In the 2010 election cycle, when Rick Berg was challenging 9-term incumbent Earl Pomeroy for North Dakota’s House seat, all of the independent polling consistently showed Berg leading Pomeroy. Democrats, however, released polling they paid for suggesting that it was really Pomeroy who was leading.
On election day, though, when voters cast their ballots in the only poll that matters Berg won by 10 points. The exact margin Rasmussen Reports, who did most of the independent polling in the race, showed in their last poll.
Rasmussen is again polling in North Dakota this cycle, and so far they show Berg with a 9 point lead over Heitkamp. Democrats, though, are up to their same tricks as the 2010 cycle releasing polls showing their candidate either tied with Berg or winning.
They just released another one today, showing Heitkamp with a very hard to believe 6 point lead over Berg.
Former North Dakota Attorney General Heidi Heitkamp (D) led Rep. Rick Berg (R) 50 percent to 44 percent in a Senate race poll conducted for the North Dakota Democratic Party.
The poll is a good sign for the Democrat running in a solidly Republican state. She vastly outperformed President Barack Obama, who trailed presumptive GOP nominee Mitt Romney by 19 points. …
The poll of 400 likely voters was conducted from July 24-26 by DFM Research of St. Paul, Minn. The margin of error was 4.9 points. The partisan breakdown of respondents was 42 percent Republican, 29 percent Democratic and 29 percent independent.
Another reason not to take this poll serious is that DFM Research is the same Democrat pollster which, at one point in the 2008 cycle, showed Barack Obama winning in North Dakota. Obama ultimately got creamed in the state, and is expected to get creamed again this cycle.
When I noted that result in a previous post, a representative for DFM Research got in touch with me saying that the 2008 result was from just a single poll, and that later polling had Obama losing in the state. They didn’t release that polling because their clients asked them not to.

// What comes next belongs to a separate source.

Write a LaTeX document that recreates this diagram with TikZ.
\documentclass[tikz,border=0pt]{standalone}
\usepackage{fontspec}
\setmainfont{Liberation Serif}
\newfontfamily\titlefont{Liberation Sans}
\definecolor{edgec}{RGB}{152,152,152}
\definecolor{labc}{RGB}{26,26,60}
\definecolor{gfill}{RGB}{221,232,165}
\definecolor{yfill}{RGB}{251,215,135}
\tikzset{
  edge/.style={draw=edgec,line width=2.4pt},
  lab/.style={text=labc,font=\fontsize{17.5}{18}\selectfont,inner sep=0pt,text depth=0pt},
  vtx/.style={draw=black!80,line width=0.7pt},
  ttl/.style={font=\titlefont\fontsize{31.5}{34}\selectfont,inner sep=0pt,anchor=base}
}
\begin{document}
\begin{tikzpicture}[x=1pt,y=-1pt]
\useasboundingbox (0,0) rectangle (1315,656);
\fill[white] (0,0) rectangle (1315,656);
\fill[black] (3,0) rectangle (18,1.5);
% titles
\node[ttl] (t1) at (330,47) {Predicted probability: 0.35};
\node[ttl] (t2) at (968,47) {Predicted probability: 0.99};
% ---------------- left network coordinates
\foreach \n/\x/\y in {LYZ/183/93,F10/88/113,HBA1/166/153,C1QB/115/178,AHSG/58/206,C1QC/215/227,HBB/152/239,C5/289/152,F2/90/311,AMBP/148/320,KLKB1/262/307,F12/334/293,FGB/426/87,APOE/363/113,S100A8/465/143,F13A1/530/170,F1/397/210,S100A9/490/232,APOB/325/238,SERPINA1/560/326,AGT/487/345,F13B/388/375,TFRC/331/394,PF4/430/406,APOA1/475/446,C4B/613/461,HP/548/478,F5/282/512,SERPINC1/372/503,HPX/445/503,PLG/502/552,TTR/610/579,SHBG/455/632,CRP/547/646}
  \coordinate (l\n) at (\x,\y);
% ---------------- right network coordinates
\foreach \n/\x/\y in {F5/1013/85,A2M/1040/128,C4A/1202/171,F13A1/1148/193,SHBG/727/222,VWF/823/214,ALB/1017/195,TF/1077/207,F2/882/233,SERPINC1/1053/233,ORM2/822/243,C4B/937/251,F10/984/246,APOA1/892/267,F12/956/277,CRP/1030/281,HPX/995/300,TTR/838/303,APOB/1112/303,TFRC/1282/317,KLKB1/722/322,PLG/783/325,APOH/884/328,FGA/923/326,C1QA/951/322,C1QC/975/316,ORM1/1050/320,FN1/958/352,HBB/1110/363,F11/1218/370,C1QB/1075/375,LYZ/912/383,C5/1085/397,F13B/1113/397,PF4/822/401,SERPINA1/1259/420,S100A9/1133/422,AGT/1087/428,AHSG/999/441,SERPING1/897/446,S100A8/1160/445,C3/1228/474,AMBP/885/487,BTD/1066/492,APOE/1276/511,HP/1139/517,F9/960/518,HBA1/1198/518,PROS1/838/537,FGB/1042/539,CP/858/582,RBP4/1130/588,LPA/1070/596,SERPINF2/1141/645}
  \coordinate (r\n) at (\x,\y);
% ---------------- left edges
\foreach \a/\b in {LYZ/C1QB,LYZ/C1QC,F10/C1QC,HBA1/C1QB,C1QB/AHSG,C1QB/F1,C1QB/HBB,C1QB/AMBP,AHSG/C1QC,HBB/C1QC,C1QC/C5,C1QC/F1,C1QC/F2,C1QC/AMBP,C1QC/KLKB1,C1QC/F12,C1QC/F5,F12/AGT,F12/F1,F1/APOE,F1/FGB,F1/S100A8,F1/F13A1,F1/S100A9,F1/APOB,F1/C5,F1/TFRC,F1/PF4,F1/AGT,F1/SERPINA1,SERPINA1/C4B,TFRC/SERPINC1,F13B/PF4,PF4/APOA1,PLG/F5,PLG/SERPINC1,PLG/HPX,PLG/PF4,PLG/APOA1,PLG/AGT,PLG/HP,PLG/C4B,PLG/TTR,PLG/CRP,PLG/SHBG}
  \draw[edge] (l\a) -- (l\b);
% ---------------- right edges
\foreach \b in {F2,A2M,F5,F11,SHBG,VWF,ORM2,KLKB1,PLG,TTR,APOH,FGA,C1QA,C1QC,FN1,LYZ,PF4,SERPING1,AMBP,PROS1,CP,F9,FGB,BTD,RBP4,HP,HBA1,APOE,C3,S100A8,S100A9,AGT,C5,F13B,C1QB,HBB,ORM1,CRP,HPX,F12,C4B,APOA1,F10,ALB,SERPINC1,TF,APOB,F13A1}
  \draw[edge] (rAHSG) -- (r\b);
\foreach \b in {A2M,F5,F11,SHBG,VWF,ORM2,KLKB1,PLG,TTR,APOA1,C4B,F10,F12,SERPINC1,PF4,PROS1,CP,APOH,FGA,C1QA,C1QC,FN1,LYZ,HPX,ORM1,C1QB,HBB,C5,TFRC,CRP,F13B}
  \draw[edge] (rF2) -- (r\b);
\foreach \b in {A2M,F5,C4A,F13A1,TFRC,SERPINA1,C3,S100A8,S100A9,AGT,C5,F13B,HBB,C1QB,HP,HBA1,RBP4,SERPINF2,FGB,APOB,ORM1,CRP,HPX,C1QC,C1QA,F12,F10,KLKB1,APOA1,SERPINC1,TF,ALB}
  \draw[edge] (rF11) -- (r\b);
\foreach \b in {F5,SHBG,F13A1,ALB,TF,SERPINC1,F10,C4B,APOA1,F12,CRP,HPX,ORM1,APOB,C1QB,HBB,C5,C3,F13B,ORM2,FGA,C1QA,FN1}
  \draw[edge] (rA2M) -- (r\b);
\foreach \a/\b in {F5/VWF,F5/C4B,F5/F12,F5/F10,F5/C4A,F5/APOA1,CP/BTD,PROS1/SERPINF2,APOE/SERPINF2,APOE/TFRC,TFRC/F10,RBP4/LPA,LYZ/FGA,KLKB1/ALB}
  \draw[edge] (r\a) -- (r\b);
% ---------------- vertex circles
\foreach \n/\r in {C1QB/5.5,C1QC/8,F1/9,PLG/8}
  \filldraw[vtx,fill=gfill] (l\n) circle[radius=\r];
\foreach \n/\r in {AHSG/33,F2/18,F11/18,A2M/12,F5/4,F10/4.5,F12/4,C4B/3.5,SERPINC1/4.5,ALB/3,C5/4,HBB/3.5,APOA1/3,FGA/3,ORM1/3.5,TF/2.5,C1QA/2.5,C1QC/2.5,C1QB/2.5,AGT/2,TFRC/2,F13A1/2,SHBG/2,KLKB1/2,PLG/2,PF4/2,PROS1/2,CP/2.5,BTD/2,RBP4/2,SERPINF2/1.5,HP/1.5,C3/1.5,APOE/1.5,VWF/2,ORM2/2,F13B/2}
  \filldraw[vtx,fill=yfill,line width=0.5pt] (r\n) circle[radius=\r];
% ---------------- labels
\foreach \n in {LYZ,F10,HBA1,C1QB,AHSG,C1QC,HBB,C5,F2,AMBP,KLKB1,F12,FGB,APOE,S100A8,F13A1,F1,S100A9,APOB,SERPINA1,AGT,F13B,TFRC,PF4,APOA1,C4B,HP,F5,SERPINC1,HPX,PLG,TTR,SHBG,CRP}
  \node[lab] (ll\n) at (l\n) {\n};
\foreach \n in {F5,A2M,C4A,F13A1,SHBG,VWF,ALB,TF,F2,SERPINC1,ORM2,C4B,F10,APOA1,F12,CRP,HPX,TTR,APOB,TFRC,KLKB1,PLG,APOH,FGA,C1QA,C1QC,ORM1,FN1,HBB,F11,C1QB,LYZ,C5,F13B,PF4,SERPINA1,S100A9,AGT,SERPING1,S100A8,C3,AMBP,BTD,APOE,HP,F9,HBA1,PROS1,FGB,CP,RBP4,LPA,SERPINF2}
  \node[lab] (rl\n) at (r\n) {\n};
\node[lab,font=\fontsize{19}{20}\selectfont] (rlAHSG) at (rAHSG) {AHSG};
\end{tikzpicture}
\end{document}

Which just proves my point, I think. Polling conducted for candidates or political parties is, by definition, self-serving. They are only going to release the data that best serves them, and even then it’s really hard to trust the data.
News stories about polling can do a lot to shape how voters perceive candidates and a given race, and polling paid for by candidates or partisan sources is intended not to inform voters but to influence them.

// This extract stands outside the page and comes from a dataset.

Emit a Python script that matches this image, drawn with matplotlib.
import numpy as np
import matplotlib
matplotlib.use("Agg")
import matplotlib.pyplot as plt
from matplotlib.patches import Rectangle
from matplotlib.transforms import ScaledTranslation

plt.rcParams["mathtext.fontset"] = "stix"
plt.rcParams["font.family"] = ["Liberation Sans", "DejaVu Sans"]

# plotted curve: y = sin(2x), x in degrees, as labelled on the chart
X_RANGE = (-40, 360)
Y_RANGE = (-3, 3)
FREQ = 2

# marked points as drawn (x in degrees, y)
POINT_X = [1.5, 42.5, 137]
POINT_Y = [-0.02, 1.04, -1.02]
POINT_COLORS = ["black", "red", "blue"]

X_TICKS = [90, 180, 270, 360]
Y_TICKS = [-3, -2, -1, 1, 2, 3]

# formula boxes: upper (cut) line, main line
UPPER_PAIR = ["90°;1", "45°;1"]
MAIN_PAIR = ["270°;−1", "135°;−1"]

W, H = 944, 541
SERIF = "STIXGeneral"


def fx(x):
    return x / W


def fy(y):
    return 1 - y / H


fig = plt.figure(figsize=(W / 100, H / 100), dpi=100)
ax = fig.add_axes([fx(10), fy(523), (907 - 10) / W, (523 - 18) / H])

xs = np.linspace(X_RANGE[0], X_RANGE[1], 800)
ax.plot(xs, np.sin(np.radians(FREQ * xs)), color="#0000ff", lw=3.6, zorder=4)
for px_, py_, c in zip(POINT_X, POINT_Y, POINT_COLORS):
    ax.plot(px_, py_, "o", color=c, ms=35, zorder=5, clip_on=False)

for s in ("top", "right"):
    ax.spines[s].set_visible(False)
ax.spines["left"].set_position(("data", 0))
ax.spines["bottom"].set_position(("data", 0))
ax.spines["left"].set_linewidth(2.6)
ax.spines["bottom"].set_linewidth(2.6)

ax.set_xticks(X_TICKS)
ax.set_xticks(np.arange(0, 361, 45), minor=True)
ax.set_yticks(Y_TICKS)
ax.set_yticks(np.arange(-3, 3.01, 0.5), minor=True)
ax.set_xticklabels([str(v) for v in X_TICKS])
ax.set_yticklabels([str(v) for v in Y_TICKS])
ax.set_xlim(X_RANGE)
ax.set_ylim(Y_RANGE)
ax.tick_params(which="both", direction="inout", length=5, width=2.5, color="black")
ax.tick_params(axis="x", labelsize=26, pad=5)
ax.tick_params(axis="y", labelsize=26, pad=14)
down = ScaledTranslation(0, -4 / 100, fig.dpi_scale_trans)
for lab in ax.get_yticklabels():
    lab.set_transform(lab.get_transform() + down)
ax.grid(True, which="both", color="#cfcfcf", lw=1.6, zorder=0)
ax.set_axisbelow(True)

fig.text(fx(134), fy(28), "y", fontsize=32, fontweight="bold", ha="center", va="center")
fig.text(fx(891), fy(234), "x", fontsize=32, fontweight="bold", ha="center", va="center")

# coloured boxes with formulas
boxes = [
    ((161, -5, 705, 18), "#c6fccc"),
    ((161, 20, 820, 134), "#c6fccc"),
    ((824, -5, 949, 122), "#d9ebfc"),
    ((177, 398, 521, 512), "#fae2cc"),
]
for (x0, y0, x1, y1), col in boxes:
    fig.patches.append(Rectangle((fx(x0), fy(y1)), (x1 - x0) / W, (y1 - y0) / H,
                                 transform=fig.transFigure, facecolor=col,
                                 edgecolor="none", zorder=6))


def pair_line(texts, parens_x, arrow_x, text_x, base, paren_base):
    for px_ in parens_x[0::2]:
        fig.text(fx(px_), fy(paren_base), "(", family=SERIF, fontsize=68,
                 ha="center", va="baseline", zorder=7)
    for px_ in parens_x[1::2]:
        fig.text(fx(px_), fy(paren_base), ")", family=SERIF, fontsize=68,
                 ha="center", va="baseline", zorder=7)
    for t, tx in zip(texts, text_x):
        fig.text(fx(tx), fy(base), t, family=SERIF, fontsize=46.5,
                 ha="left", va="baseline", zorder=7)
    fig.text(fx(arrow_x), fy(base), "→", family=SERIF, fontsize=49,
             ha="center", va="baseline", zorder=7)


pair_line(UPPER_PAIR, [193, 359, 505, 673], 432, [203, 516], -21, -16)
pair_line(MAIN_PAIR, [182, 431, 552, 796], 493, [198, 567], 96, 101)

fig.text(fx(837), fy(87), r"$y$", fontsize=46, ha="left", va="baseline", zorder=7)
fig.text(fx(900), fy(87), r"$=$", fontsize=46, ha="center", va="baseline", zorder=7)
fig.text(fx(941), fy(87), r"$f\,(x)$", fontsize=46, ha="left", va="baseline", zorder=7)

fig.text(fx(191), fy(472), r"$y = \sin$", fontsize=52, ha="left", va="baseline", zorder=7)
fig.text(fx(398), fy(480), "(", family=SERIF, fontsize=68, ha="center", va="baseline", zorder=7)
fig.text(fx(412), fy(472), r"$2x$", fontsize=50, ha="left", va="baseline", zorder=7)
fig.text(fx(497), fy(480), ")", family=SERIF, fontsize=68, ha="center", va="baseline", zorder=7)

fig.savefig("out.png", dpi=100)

I’m not taking polls from DFM Research serious, nor should anybody else. Independent polling is what voters should look to.
Update: Here’s the polling memo, which includes this description of where the voter sample came from: “Random numbers provided by the North Dakota Democratic-NPL State Party through their VAN program, which list every North Dakota voter with a landline telephone number.”
It’s easy to get the results you want when you’re sampling a pool of voters provided by the Democrats.
Update: The most interesting result of the poll, and the one that casts the most doubt on the overall results, is the one which has respondents overwhelmingly saying they believe Berg has been more negative than Heitkamp. Given that the big criticism on Berg is that he hasn’t been engaged in this race as much as some think he should be, and that Heitkamp is running far more campaigns than he is, this is pretty hard to believe.
This poll stinks of Democrats manufacturing desired results.